Anyway.  I am a peaceful, happy woman this morning.  I got my “tweet on” and I’ve blogged.  Now it’s time for waking my remaining two guys – small fry is off to gramma and grampa’s house.  Then it’s time for a hot cuppa tea and a busy day at the office.

life is good

Cheers!
moonfire

The Tipping Point

I can’t even begin to think how to blog this.  I’m at a point in my life where it may change drastically.  Will I look back on April 28th as that moment?  I don’t know.

I saw the hiring manager (KW) on campus today.  It was a nice surprise to see him.  He told me he’d be sending me a link for an assessment that I needed to complete – likes/dislikes profile type thing.

Later, I got a call from him that he’d sent the link and we chatted for a bit.  I thanked him again and told him that the meeting yesterday was an incredible experience for me.

So the assessment?  It was a personality profile.

I talked to my dad tonight – for about 45 minutes – and we talked about what all this means, how the timing is right, and how this is that moment for me to take that leap from the nest.  All the work… all the times when I questioned myself and wondered if I would EVER be a professional, or if I was destined to stay in positions that made me feel like I wasn’t living up to my full potential.

I am at a loss for words.  Those who know me would be shocked to hear me say it.  I don’t know what to say or write.  How do I convey the full impact of where I am at this moment.

I’ve worked front-line, support positions for most of the last 20 years.  I’ve learned a LOT.  I’ve studied.  I’ve experimented in labs… read… written… listened.

I HAVE paid my dues.  It is my time.  They may get the results of my personality test and decide I’m not for them.  I’m fine with that because I was brutally honest about who I am and what motivates me.  If I’m not a good fit, given who I am, then I don’t belong there.
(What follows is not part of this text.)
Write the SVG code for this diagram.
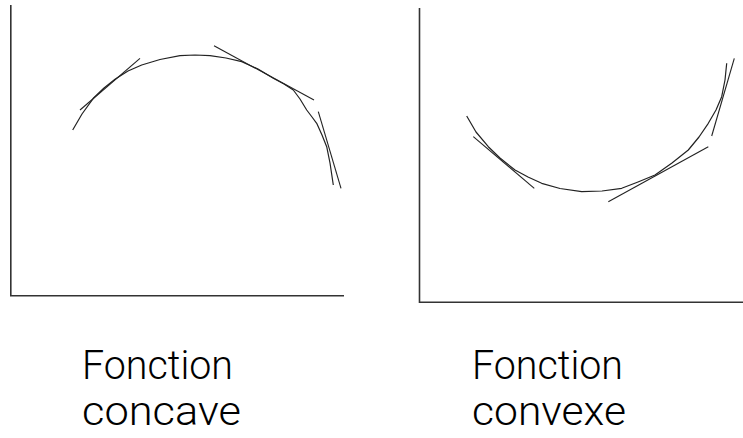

That said… I believe I will be hearing positive news within a day or two.  My references are not only solid, but they are 100% backing me in my endeavors.  They will be impeccable.

I am at the tipping point – that moment when things are changed on a life scale.  The only thing that stuns me more than the fact that it’s happening is how out of the blue it happened.  I always thought I’d see it coming.  No.  I didn’t.  Apparently my time showed up in a quiet, sneaky way.  All the decisions I’ve made have been dead on and that includes working in my current spot.

I need to go to bed right now, but I will document the sequence of events that had to happen in order to come to this place.  One different decision in the last while and it wouldn’t have happened.  Doesn’t that just make you wonder?

No matter the outcome – I am proud of myself and all that I have done in my life.  I will stop selling myself short and I am going to find a renewed sense of my confidence in who I am and what I have to offer.

Cheers to all who have been with me through the documentation of this journey.  I promise – I will be sharing what lies ahead.  Perhaps my story will resonate with another person out there… you just never know.